In recent years, some American economists have suggested a solution to the patent controversy known as the prize system. A system of providing monetary “prizes” to inventors of medical treatments would retain the material incentive for creating new products while still allowing for the distribution of medication at more reasonable prices. In the proposed system, the U.S. government would pay for the rights to FDA-approved treatments, then place those rights into the public domain.
The prize system isn’t flawless, however. The main argument against it is that it’s dangerous to the free market to centralize control of the medical industry and allow the government the power to decide which medications it wants to fund and which it doesn’t—a recipe for corruption.
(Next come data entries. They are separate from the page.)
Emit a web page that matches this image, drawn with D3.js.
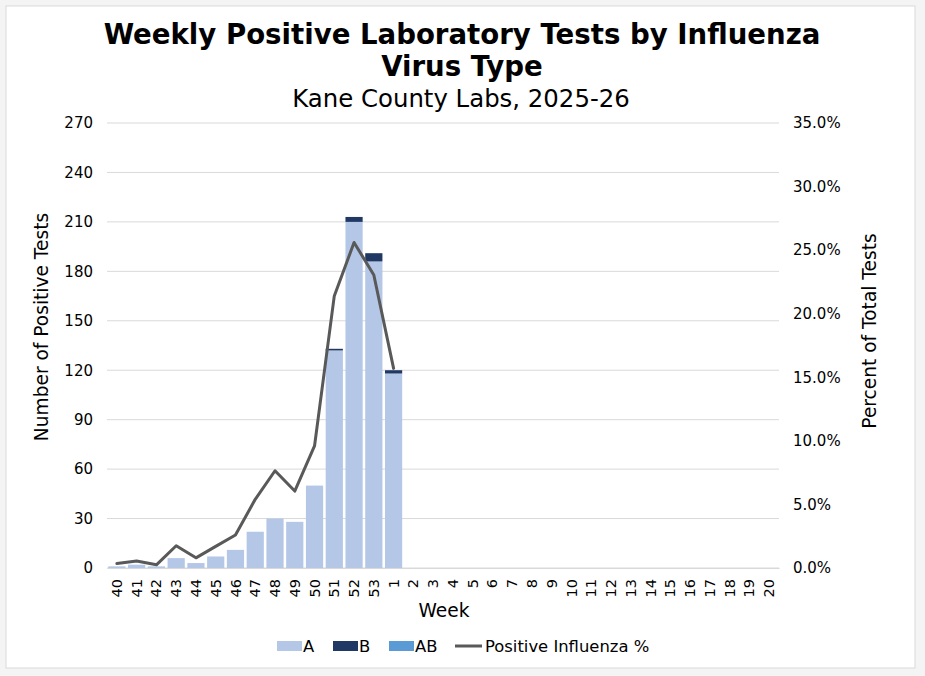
<!DOCTYPE html>
<html><head><meta charset="utf-8">
<script src="https://cdn.jsdelivr.net/npm/d3@7"></script>
<style>body{margin:0;background:#f4f4f4;}svg{display:block;font-family:"DejaVu Sans",Verdana,sans-serif;}</style>
</head><body><svg id="c" width="925" height="676"></svg>
<script>
const weeks = ["40","41","42","43","44","45","46","47","48","49","50","51","52","53","1","2","3","4","5","6","7","8","9","10","11","12","13","14","15","16","17","18","19","20"];
const seriesA = [1,2,1,6,3,7,11,22,30,28,50,132,210,186,118];
const seriesB = [0,0,0,0,0,0,0,0,0,0,0,1,3,5,2];
const seriesAB = [0,0,0,0,0,0,0,0,0,0,0,0,0,0,0];
const pctPositive = [0.35,0.55,0.25,1.75,0.8,1.7,2.6,5.4,7.65,6.05,9.6,21.4,25.6,23.05,15.7];
const leftTicks = [0,30,60,90,120,150,180,210,240,270];
const rightTicks = [0,5,10,15,20,25,30,35];

const svg = d3.select("#c");
svg.append("rect").attr("x",6).attr("y",6).attr("width",909).attr("height",662).attr("fill","#fff").attr("stroke","#d9d9d9");

const L=107,R=779,T=123,B=568;
const x = d3.scaleBand().domain(weeks).range([L,R]).paddingInner(0.13).paddingOuter(0.065);
const y = d3.scaleLinear().domain([0,270]).range([B,T]);
const y2 = d3.scaleLinear().domain([0,35]).range([B,T]);

// gridlines
svg.append("g").selectAll("line").data(leftTicks).join("line")
  .attr("x1",L).attr("x2",R).attr("y1",d=>y(d)).attr("y2",d=>y(d))
  .attr("stroke","#d9d9d9").attr("stroke-width",1);

// stacked bars
const rows = seriesA.map((a,i)=>({w:weeks[i],A:a,B:seriesB[i],AB:seriesAB[i]}));
const stack = d3.stack().keys(["A","B","AB"])(rows);
const colors = {A:"#b4c7e7",B:"#203864",AB:"#5b9bd5"};
stack.forEach(s=>{
  svg.append("g").selectAll("rect").data(s).join("rect")
    .attr("x",d=>x(d.data.w)).attr("width",x.bandwidth())
    .attr("y",d=>y(d[1])).attr("height",d=>y(d[0])-y(d[1]))
    .attr("fill",colors[s.key]);
});

// line
const line = d3.line().x((d,i)=>x(weeks[i])+x.bandwidth()/2).y(d=>y2(d));
svg.append("path").datum(pctPositive).attr("d",line).attr("fill","none")
  .attr("stroke","#595959").attr("stroke-width",3).attr("stroke-linejoin","round").attr("stroke-linecap","round");

// axes
const la = svg.append("g").attr("transform",`translate(${L},0)`)
  .call(d3.axisLeft(y).tickValues(leftTicks).tickSize(0).tickPadding(14));
la.select(".domain").remove();
la.selectAll("text").attr("font-size",15).attr("fill","#000").attr("font-family","DejaVu Sans");

const ra = svg.append("g").attr("transform",`translate(${R},0)`)
  .call(d3.axisRight(y2).tickValues(rightTicks).tickSize(0).tickPadding(14).tickFormat(d=>d.toFixed(1)+"%"));
ra.select(".domain").remove();
ra.selectAll("text").attr("font-size",15).attr("fill","#000").attr("font-family","DejaVu Sans");

const xa = svg.append("g").attr("transform",`translate(0,${B})`)
  .call(d3.axisBottom(x).tickSize(0));
xa.select(".domain").attr("stroke","#d9d9d9");
xa.selectAll("text").attr("font-size",14.5).attr("fill","#000").attr("font-family","DejaVu Sans")
  .attr("transform","rotate(-90)").attr("text-anchor","end").attr("dx","-11px").attr("dy","0.35em").attr("y",0);

// titles
svg.append("text").attr("x",462).attr("y",44).attr("text-anchor","middle").attr("font-weight","bold").attr("font-size",27.6)
  .text("Weekly Positive Laboratory Tests by Influenza");
svg.append("text").attr("x",462).attr("y",76).attr("text-anchor","middle").attr("font-weight","bold").attr("font-size",27.6)
  .text("Virus Type");
svg.append("text").attr("x",461).attr("y",107).attr("text-anchor","middle").attr("font-size",24.4)
  .text("Kane County Labs, 2025-26");

svg.append("text").attr("x",444).attr("y",617).attr("text-anchor","middle").attr("font-size",18.6).text("Week");
svg.append("text").attr("transform","translate(48,327) rotate(-90)").attr("text-anchor","middle").attr("font-size",18.6).text("Number of Positive Tests");
svg.append("text").attr("transform","translate(876,331) rotate(-90)").attr("text-anchor","middle").attr("font-size",18.6).text("Percent of Total Tests");

// legend
const leg = svg.append("g");
const items = [{k:"A",x:277},{k:"B",x:333},{k:"AB",x:389}];
items.forEach(it=>{
  leg.append("rect").attr("x",it.x).attr("y",641).attr("width",25).attr("height",10).attr("fill",colors[it.k]);
  leg.append("text").attr("x",it.x+26).attr("y",652).attr("font-size",16.4).text(it.k);
});
leg.append("line").attr("x1",455).attr("x2",482).attr("y1",646).attr("y2",646).attr("stroke","#595959").attr("stroke-width",3);
leg.append("text").attr("x",485).attr("y",652).attr("font-size",16.4).text("Positive Influenza %");
</script></body></html>
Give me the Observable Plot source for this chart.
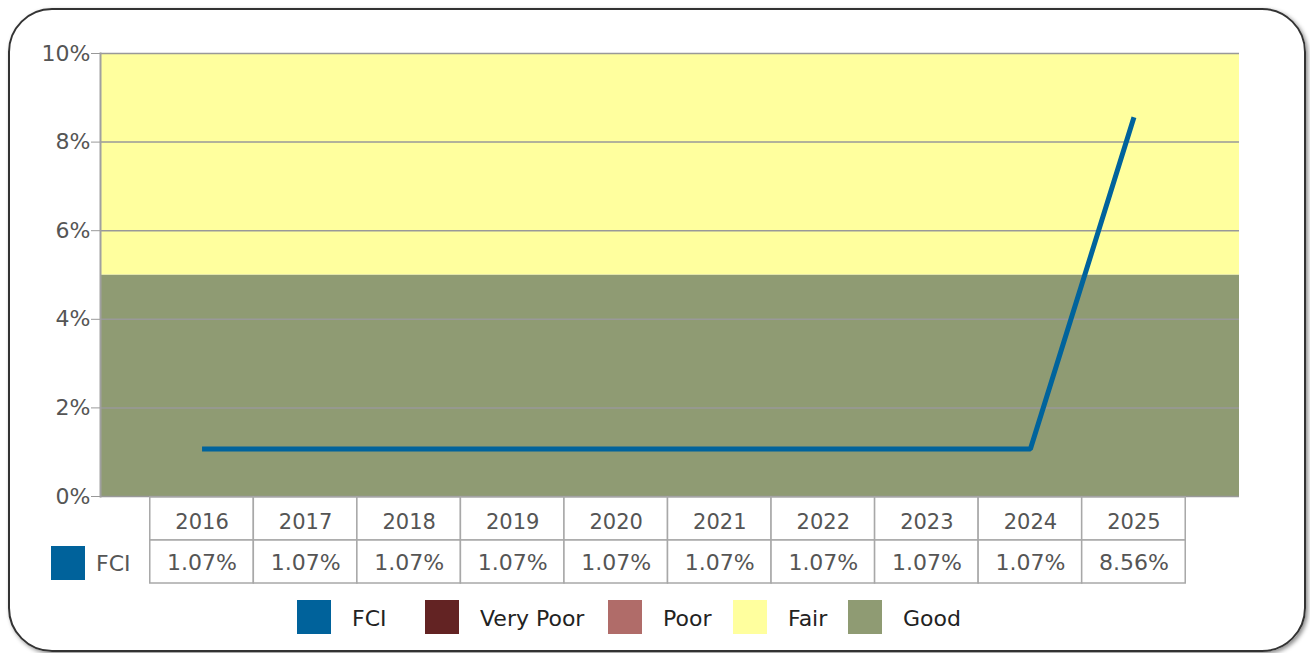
<!DOCTYPE html>
<html>
<head>
<meta charset="utf-8">
<script src="https://cdn.jsdelivr.net/npm/d3@7"></script>
<script src="https://cdn.jsdelivr.net/npm/@observablehq/plot@0.6"></script>
<style>
  html, body { margin: 0; padding: 0; background: #fff; }
  body { width: 1310px; height: 653px; position: relative; overflow: hidden; font-family: "DejaVu Sans", Verdana, sans-serif; }
  #frame { position: absolute; left: 8px; top: 8px; width: 1294px; height: 640px; border: 2px solid #333; border-radius: 44px; box-shadow: 2px 2px 4px rgba(0,0,0,0.45); box-sizing: content-box; }
  #chart { position: absolute; left: 0; top: 0; }
  #table { position: absolute; left: 0; top: 496px; }
  .sw { position: absolute; width: 34px; height: 34px; }
  .lbl { position: absolute; font-size: 22px; line-height: 34px; white-space: nowrap; }
</style>
</head>
<body>
<div id="frame"></div>
<div id="chart"></div>
<div id="table"></div>
<div id="tlegend"></div>
<div id="legend"></div>
<script>
const years = [2016, 2017, 2018, 2019, 2020, 2021, 2022, 2023, 2024, 2025];
const fci = [1.07, 1.07, 1.07, 1.07, 1.07, 1.07, 1.07, 1.07, 1.07, 8.56];
const yTicks = [0, 2, 4, 6, 8, 10];
const bandNames = ["Good", "Fair"];
const bandLo = [0, 5];
const bandHi = [5, 10];
const legendNames = ["FCI", "Very Poor", "Poor", "Fair", "Good"];
const legendColors = ["#00629B", "#632323", "#B06C69", "#FFFF9E", "#8F9B73"];
const legendX = [297, 425, 608, 733, 848];

const colorOf = Object.fromEntries(legendNames.map((n, i) => [n, legendColors[i]]));
const data = years.map((y, i) => ({year: y, fci: fci[i]}));
const bands = bandNames.map((n, i) => ({name: n, lo: bandLo[i], hi: bandHi[i]}));

const W = 1310;
const mL = 100, mR = 71;
const xRange = [98, 1237];

const chart = Plot.plot({
  width: W,
  height: 500,
  marginTop: 53,
  marginBottom: 4,
  marginLeft: mL,
  marginRight: mR,
  style: {fontFamily: "DejaVu Sans, Verdana, sans-serif", fontSize: "22px", background: "transparent", overflow: "visible"},
  x: {type: "point", domain: years, padding: 1, round: false, range: xRange, axis: null},
  y: {domain: [0, 10], axis: null},
  color: {domain: bandNames, range: bandNames.map(n => colorOf[n])},
  marks: [
    Plot.rect(bands, {y1: "lo", y2: "hi", fill: "name"}),
    Plot.ruleY(yTicks, {stroke: "#999", strokeWidth: 1.5}),
    Plot.frame({anchor: "left", stroke: "#a0a0a0", strokeWidth: 2}),
    Plot.axisY(yTicks, {tickSize: 9, tickPadding: 1, stroke: "#999", fill: "#555", tickFormat: d => d + "%", label: null, fontSize: 22}),
    Plot.line(data, {x: "year", y: "fci", stroke: "#00639C", strokeWidth: 5, strokeLinejoin: "miter", strokeLinecap: "butt"})
  ]
});
document.getElementById("chart").appendChild(chart);

const cells = [];
years.forEach((y, i) => {
  cells.push({year: y, row: "year", text: String(y)});
  cells.push({year: y, row: "value", text: fci[i].toFixed(2) + "%"});
});

const table = Plot.plot({
  width: W,
  height: 89,
  marginTop: 1,
  marginBottom: 2,
  marginLeft: mL,
  marginRight: mR,
  style: {fontFamily: "DejaVu Sans, Verdana, sans-serif", background: "transparent", overflow: "visible"},
  x: {type: "band", domain: years, paddingInner: 0, paddingOuter: 0.5, round: false, range: xRange, axis: null},
  y: {type: "band", domain: ["year", "value"], padding: 0, round: false, axis: null},
  marks: [
    Plot.cell(cells, {x: "year", y: "row", fill: "white", stroke: "#a8a8a8", strokeWidth: 1.5, inset: 0}),
    Plot.text(cells.filter(c => c.row === "year"), {x: "year", y: "row", text: "text", fill: "#555", fontSize: 21, dy: 3}),
    Plot.text(cells.filter(c => c.row === "value"), {x: "year", y: "row", text: "text", fill: "#555", fontSize: 22, dy: 1})
  ]
});
document.getElementById("table").appendChild(table);

// series label inside table
const tl = document.getElementById("tlegend");
tl.innerHTML = `<div class="sw" style="left:51px;top:546px;background:${colorOf.FCI}"></div>` +
  `<div class="lbl" style="left:96px;top:547px;color:#555">FCI</div>`;

const lg = document.getElementById("legend");
lg.innerHTML = legendNames.map((n, i) =>
  `<div class="sw" style="left:${legendX[i]}px;top:600px;background:${legendColors[i]}"></div>` +
  `<div class="lbl" style="left:${legendX[i] + 55}px;top:602px;color:#222">${n}</div>`
).join("");
</script>
</body>
</html>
In response, some economists have argued that the “prize” should involve bidding by the government as well as interested private parties. I’m more in favor of this proposal. While I understand the importance of private sector involvement, I can’t reconcile the untreated illness of thousands for the sake of a private corporation’s gain.
To further prevent the manipulation of the system, I would suggest the evaluation of the candidates for a “prize” by third-party impartial physicians or medical experts who would have the expertise necessary to determine exactly how valuable a particular treatment is.
A system like this one, implemented in India or other countries, would benefit thousands who are dependent on expensive medication for their health or even their daily survival. In the meantime, it’s heartening to know that countless Hepatitis C patients in India now have access to the treatment they need.